Social Justice Ireland has been pointing out for years that State incentives to save in private pension schemes are an expensive means of subsidising retirement savings for the better off in society, with little or no financial benefit to the State. The cost to the State will only continue to balloon with the implementation of AE, at a time when the almost 20,000 extra people are qualifying for the State Pension every year, and the Minister for Finance is denying those in receipt of State benefits any increase in Budget 2020.
Yes, it should be acknowledged that, given that pensions are taxed in retirement, the exchequer will receive money back at some point. However, a significant proportion of those who receive relief at the higher marginal rate (currently 40 per cent) will pay tax in retirement at the lower standard rate (currently only 20 per cent), while many – regardless of which rate they received the relief – will have retirement incomes so low they will pay no tax at all.

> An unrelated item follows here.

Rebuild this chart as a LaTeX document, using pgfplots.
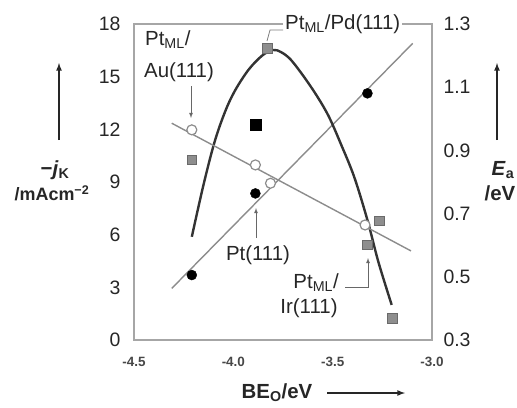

The arguments in favour of increasing private pension coverage do not stand up. There is little to no fiscal benefit to the exchequer in either the short or the long term, unless the eventual aim is to slowly erode the value of the State Pension over time and force people to rely on their private pension savings - something that should be strongly opposed.
Worryingly, this seems to have been alluded to by Mr. Moriarty of the IAPF, who stated that the numbers of elderly people in Ireland "are set to grow substantially over the next 10-15 years, driving up the cost of retirement provision to the State. If the levels of private and individual pension provision remain as low as they are now, the Government will come under pressure to do more for pensioners as the current State Pension is set at a level to just keep people out of poverty. And, with the growing numbers of people receiving this, it will be difficult to even sustain it.”
A better use of the resources being ear-marked for AE would be to direct them towards funding a flat-rate universal pension payment from the State that would ensure that older people can retire with sufficient income to live life with dignity and without the prospect of exposure to poverty in their retirement.
We have also recently released a podcast featuring an interview with Dr. Michelle Maher of Maynooth University. Michelle discusses the power dynamics and politics of pension policy making: Who exerts the influence? And how did they come to be in such a privileged position? It's a very interesting insight into how we got the pension system we have today, and has implications for the broader policymaking process. You can listen on iTUnes, Spotify, PodBean, Podcast Go, Castbox, Podcast Addict or Podcast Republic.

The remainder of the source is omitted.